ORCHARD, Rev. WILLIAM EDWIN, Minister of the King’s Weigh House Church, Duke Street, W., since 1914; b. 20 Nov., 1887; e.s. of John Orchard, Rugby; m. 1904, Anna Maria (d. 1920), widow of Rev. Ellis Hewitt of Aldershot. Educ.: Board School; private tuition; Westminster College, Cambridge. Ordained, Enfield, 1904, B.D., London, 1905; D.D., London, 1909.
[Illustration: DR. W.E. ORCHARD]
DR. W.E. ORCHARD
O, you poor creatures in the large cities of wide-world politics, you young, gifted, ambition-tormented men, who consider it your duty to give your opinion on everything that occurs; who, by thus raising dust and noise, mistake yourselves for the chariot of history; who, being always on the look-out for an opportunity to put in a word or two, lose all true productiveness. However desirous you may be of doing great deeds, the profound silence of pregnancy never comes to you. The event of the day sweeps you along like chaff, while you fancy that you are chasing it.—NIETZSCHE.
Until quite the other day I looked upon Dr. Orchard as a person unique in his generation. But I am now told by an authority in the nonconformist world that there are “two others of him”—one, I think, in Birmingham, the second in Clapham.
I am still permitted to think, however, that to Dr. Orchard belongs the distinction of being the first person of this erratic trinity, and therefore we may still regard him with that measure of curiosity which is the tribute paid by simple people to the eccentric and the abnormal.
But let me warn the reader against expectations of an original genius. Dr. Orchard does not create; he copies. His innovations are all made after visits to the lumber-room. It is by going back such a long distance into the past that he startles, and by coming round full circle that he appears to surprise the future.

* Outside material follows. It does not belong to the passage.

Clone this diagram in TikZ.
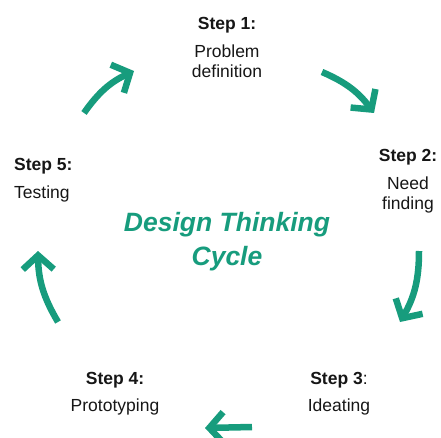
\documentclass[tikz,border=0pt]{standalone}
\usepackage{fontspec}
\setmainfont{Liberation Sans}
\usepackage{tikz}
\usetikzlibrary{arrows.meta,positioning}
\definecolor{cyclegreen}{RGB}{23,156,125}
\definecolor{steptext}{RGB}{22,22,22}

\tikzset{
  steplabel/.style={align=center,inner sep=0pt,anchor=base,text=steptext,
    font=\fontsize{17.5}{20}\selectfont},
  cyclearrow/.style={draw=cyclegreen,line width=6.5pt,
    -{Straight Barb[length=14pt,width=31pt,line width=6.5pt]}}
}

\begin{document}
\begin{tikzpicture}[x=1pt,y=1pt]
\useasboundingbox (0,0) rectangle (441,437);

% the five steps (base = last line)
\node[steplabel] (step1) at (227,359) {\textbf{Step 1:}\\[8pt]Problem\\definition};
\node[steplabel] (step2) at (408,228) {\textbf{Step 2:}\\[8pt]Need\\finding};
\node[steplabel] (step3) at (339,26) {\textbf{Step 3}:\\[7pt]Ideating};
\node[steplabel] (step4) at (115,26) {\textbf{Step 4:}\\[7pt]Prototyping};
\node[steplabel,align=left,anchor=base west] (step5) at (14,239) {\textbf{Step 5:}\\[8pt]Testing};

\node[inner sep=0pt,anchor=base,align=center,text=cyclegreen,
      font=\fontsize{26.5}{34}\selectfont\bfseries\itshape] (title) at (227,172)
      {Design Thinking\\Cycle};

% arrows between the steps
\coordinate (a1s) at (84,324);  \coordinate (a1e) at (134,366);
\coordinate (a2s) at (322,365); \coordinate (a2e) at (374,324);
\coordinate (a3s) at (419,186); \coordinate (a3e) at (400,115);
\coordinate (a4s) at (252,10);  \coordinate (a4e) at (205,9);
\coordinate (a5s) at (58,115);  \coordinate (a5e) at (38,186);

\draw[cyclearrow] (a1s) to[bend left=15] (a1e);
\draw[cyclearrow] (a2s) to[bend left=15] (a2e);
\draw[cyclearrow] (a3s) to[bend left=15] (a3e);
\draw[cyclearrow] (a4s) -- (a4e);
\draw[cyclearrow] (a5s) to[bend left=15] (a5e);
\end{tikzpicture}
\end{document}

But where originality is rare, eccentricity must not be discounted.
Dr. Orchard is a ritualist in the midst of nonconformity; the first Free Churchman, I believe, to entertain exalted ceremonial aspirations, and to kneel for his orders at the feet of an orthodox bishop. One might almost hazard the conjecture that he remains in the Congregationalist Communion, as so many Anglo-Catholics remain in the Establishment, solely to supply the fermentation of an idea which will shatter its present constitution. One thinks of him as a repentant Cromwell restoring “that bauble” to its accustomed place on the table of tradition.
In his heart of hearts he would appear to be a fervent institutionalist, a lover of ceremonial, and a convinced sacerdotalist. To hear him use the word Catholic is to make one understand how the Church of Rome dazzles certain eyes, and to hear him claim that he is in the apostolical succession is to make one realise afresh how broad is the way of credulity.